Когда я столкнул Джампаоло Тинари со стены и тот упал, ударившись головой о бетон, и потом ему зашивали лоб, из школы позвонили домой.
В учительской преподавательница говорила маме:
— Он похож на человека, который ждет на вокзале поезд, чтобы уехать домой. Он никогда никого не задевает, но если кто-то заденет его, орет, краснеет от гнева и швыряет все, что попадется под руку. — Учительница растерянно опустила глаза. — Иногда он пугает. Не знаю… Я посоветовала бы вам…
Мама повела меня к профессору Масбургеру.
— Вот увидишь. Он очень многим детям помогает.
— А сколько я там должен пробыть?
— Сорок пять минут. Два раза в неделю. Согласен?
— Да. Это немного, — ответил я.
Если мама надеялась, что таким образом я стану как другие, я не возражал. Все должны думать, и мама в том числе, будто я нормальный.
Меня отвел туда Нихал. Толстая, пахнувшая карамелью секретарша впустила меня в помещение с низким потолком, где било в нос сыростью. Окно выходило на глухую серую стену. Комнату с орехового цвета обоями украшали старые черно-белые фотографии Рима.
— Сюда ложатся все, у кого есть проблемы? — спросил я профессора Масбургера, когда он указал мне на кушетку, обтянутую вытертой парчой, и предложил лечь на нее.
— Конечно. Все. Так тебе будет легче говорить. Отлично. Притворюсь нормальным ребенком без проблем. Не так уж трудно обмануть его. Я точно знал, что думают другие, что им нравится и чего они хотят. И если моих знаний недостаточно, то эта кушетка, на которую я лег, подобно тому, как теплое тело передает свое тепло телу холодному, передаст мне мысли ребят, лежавших тут до меня.
И таким образом я рассказал ему о другом Лоренцо. О Лоренцо, который стеснялся говорить с другими, но хотел быть как другие. Мне нравилось притворяться, будто я люблю других.
Спустя несколько недель после начала лечения я услышал, как родители о чем-то шепчутся в гостиной. Я прошел в кабинет. Вынул из шкафа несколько книг и приложил ухо к стене.

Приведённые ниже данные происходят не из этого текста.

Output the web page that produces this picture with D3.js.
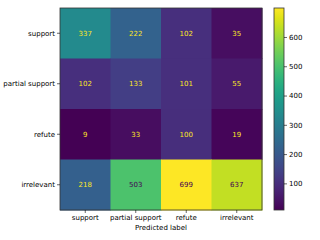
<!DOCTYPE html>
<html><head><meta charset="utf-8">
<script src="https://cdn.jsdelivr.net/npm/d3@7"></script>
<style>body{margin:0;background:#fff}svg{display:block}text{font-family:"DejaVu Sans",sans-serif}</style>
</head><body><svg id="c" width="320" height="240"></svg>
<script>
const trueLabels = ["support","partial support","refute","irrelevant"];
const predLabels = ["support","partial support","refute","irrelevant"];
const rowSupport = [337,222,102,35];
const rowPartial = [102,133,101,55];
const rowRefute = [9,33,100,19];
const rowIrrelevant = [218,503,699,637];
const colorbarTicks = [100,200,300,400,500,600];

const matrix = [rowSupport,rowPartial,rowRefute,rowIrrelevant];
const cells = [];
matrix.forEach((row,i)=>row.forEach((v,j)=>cells.push({t:trueLabels[i],p:predLabels[j],v})));
const vmin = d3.min(cells,d=>d.v), vmax = d3.max(cells,d=>d.v);
const svg = d3.select("#c");
const L=60,T=8,W=202,H=202;
const x = d3.scaleBand().domain(predLabels).range([L,L+W]);
const y = d3.scaleBand().domain(trueLabels).range([T,T+H]);
const color = d3.scaleSequential(d3.interpolateViridis).domain([vmin,vmax]);
svg.selectAll("rect.cell").data(cells).enter().append("rect")
 .attr("x",d=>x(d.p)).attr("y",d=>y(d.t)).attr("width",x.bandwidth()+0.5).attr("height",y.bandwidth()+0.5)
 .attr("fill",d=>color(d.v));
const thr=(vmin+vmax)/2;
svg.selectAll("text.val").data(cells).enter().append("text")
 .attr("x",d=>x(d.p)+x.bandwidth()/2).attr("y",d=>y(d.t)+y.bandwidth()/2)
 .attr("text-anchor","middle").attr("dy","0.35em").attr("font-size",7)
 .attr("fill",d=>d.v<thr?color(vmax):color(vmin)).text(d=>d.v);
svg.append("rect").attr("x",L).attr("y",T).attr("width",W).attr("height",H).attr("fill","none").attr("stroke","#333").attr("stroke-width",0.8);
const ax = svg.append("g").attr("transform",`translate(0,${T+H})`).call(d3.axisBottom(x).tickSize(3).tickPadding(2));
const ay = svg.append("g").attr("transform",`translate(${L},0)`).call(d3.axisLeft(y).tickSize(3).tickPadding(2));
[ax,ay].forEach(a=>{a.select(".domain").remove();a.selectAll("text").attr("font-size",7).attr("fill","#000").attr("font-family","DejaVu Sans");a.selectAll("line").attr("stroke","#000").attr("stroke-width",0.6);});
svg.append("text").attr("x",L+W/2).attr("y",230).attr("text-anchor","middle").attr("font-size",7).text("Predicted label");
// colorbar
const cbX=274,cbW=10;
const cy = d3.scaleLinear().domain([vmin,vmax]).range([T+H,T]);
const defs=svg.append("defs");
const g=defs.append("linearGradient").attr("id","cb").attr("x1",0).attr("y1",1).attr("x2",0).attr("y2",0);
d3.range(0,1.0001,0.05).forEach(s=>g.append("stop").attr("offset",s).attr("stop-color",d3.interpolateViridis(s)));
svg.append("rect").attr("x",cbX).attr("y",T).attr("width",cbW).attr("height",H).attr("fill","url(#cb)").attr("stroke","#333").attr("stroke-width",0.8);
const ac=svg.append("g").attr("transform",`translate(${cbX+cbW},0)`).call(d3.axisRight(cy).tickValues(colorbarTicks).tickSize(3).tickPadding(2));
ac.select(".domain").remove();
ac.selectAll("text").attr("font-size",7).attr("fill","#000").attr("font-family","DejaVu Sans");
ac.selectAll("line").attr("stroke","#000").attr("stroke-width",0.6);
</script></body></html>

— Ну, так что с ним? — спрашивал папа.
— Сказал, что он страдает нарциссизмом.
— Как это понимать?
— Говорит, что Лоренцо не способен сопереживать другим. Все, что существует вне его эмоционального круга, оставляет его безучастным. Он думает, будто он какой-то особый и понять его могут только такие же, как он, особые люди.
— Знаешь, что я думаю? Что этот Масбургер просто дурак. Никогда еще не видел более ласкового ребенка, чем наш сын.
— Это верно, Франческо, но только с нами. Лоренцо думает, что мы тоже особые, а всех остальных считает ниже себя.
— Это что же — выходит, он сноб какой-то? Так и говорит профессор?
— Он сказал, что у него сильно преувеличенное самомнение.
Отец расхохотался:
— Повезло! А представляешь, если бы он сильно недооценивал себя? Ладно, хватит, заберем парня у этого бездаря, пока он и вправду не свернул ему мозги. Лоренцо — нормальный ребенок.
— Лоренцо — нормальный ребенок, — повторил я.
Постепенно я понял, как вести себя в школе.
Нужно держаться в стороне, но не слишком, иначе обратят внимание.
Я делался неприметным подобно сардине в банке среди других сардин. Мимикрировал, точно насекомое среди сухих веток. И научился сдерживать свой гнев. Я обнаружил, что в желудке у меня имеется некая емкость, и когда она переполнялась, я опустошал ее, изливая через ноги, гнев выплескивался на землю, в самое ее чрево, и сгорал там в вечном пламени.
Теперь никто больше не мог достать меня.
После начальных классов меня отправили в колледж Святого Иосифа, в английскую школу, где учились дети дипломатов, иностранных артистов, влюбленных в Италию, американских менеджеров и богатых итальянцев, которые могли позволить себе оплачивать пансион. Там все были не на месте. Говорили на разных языках и словно бы оказались здесь проездом. Девочки держались отдельно, мальчики играли в футбол на огромной лужайке у школы. Мне там было хорошо.
Но родители мои остались недовольны. У меня должны быть друзья.
Футбол — дурацкая игра, все гоняются за одним мячом, но другим она нравилась. Научись я играть в футбол, все было бы в порядке. У меня появились бы друзья.
Я набрался храбрости и встал в воротах, чего обычно никто не хотел делать, и обнаружил, что не так уж и страшно защищать их от вражеских атак. Был там некий Анджело Стангони, дылда, у которого никто не мог отобрать мяч, когда тот попадал к нему. Он молнией летел к воротам и бил очень сильно. Однажды ему подставили подножку. Штрафной удар. Я становлюсь на середине ворот. Он разбегается.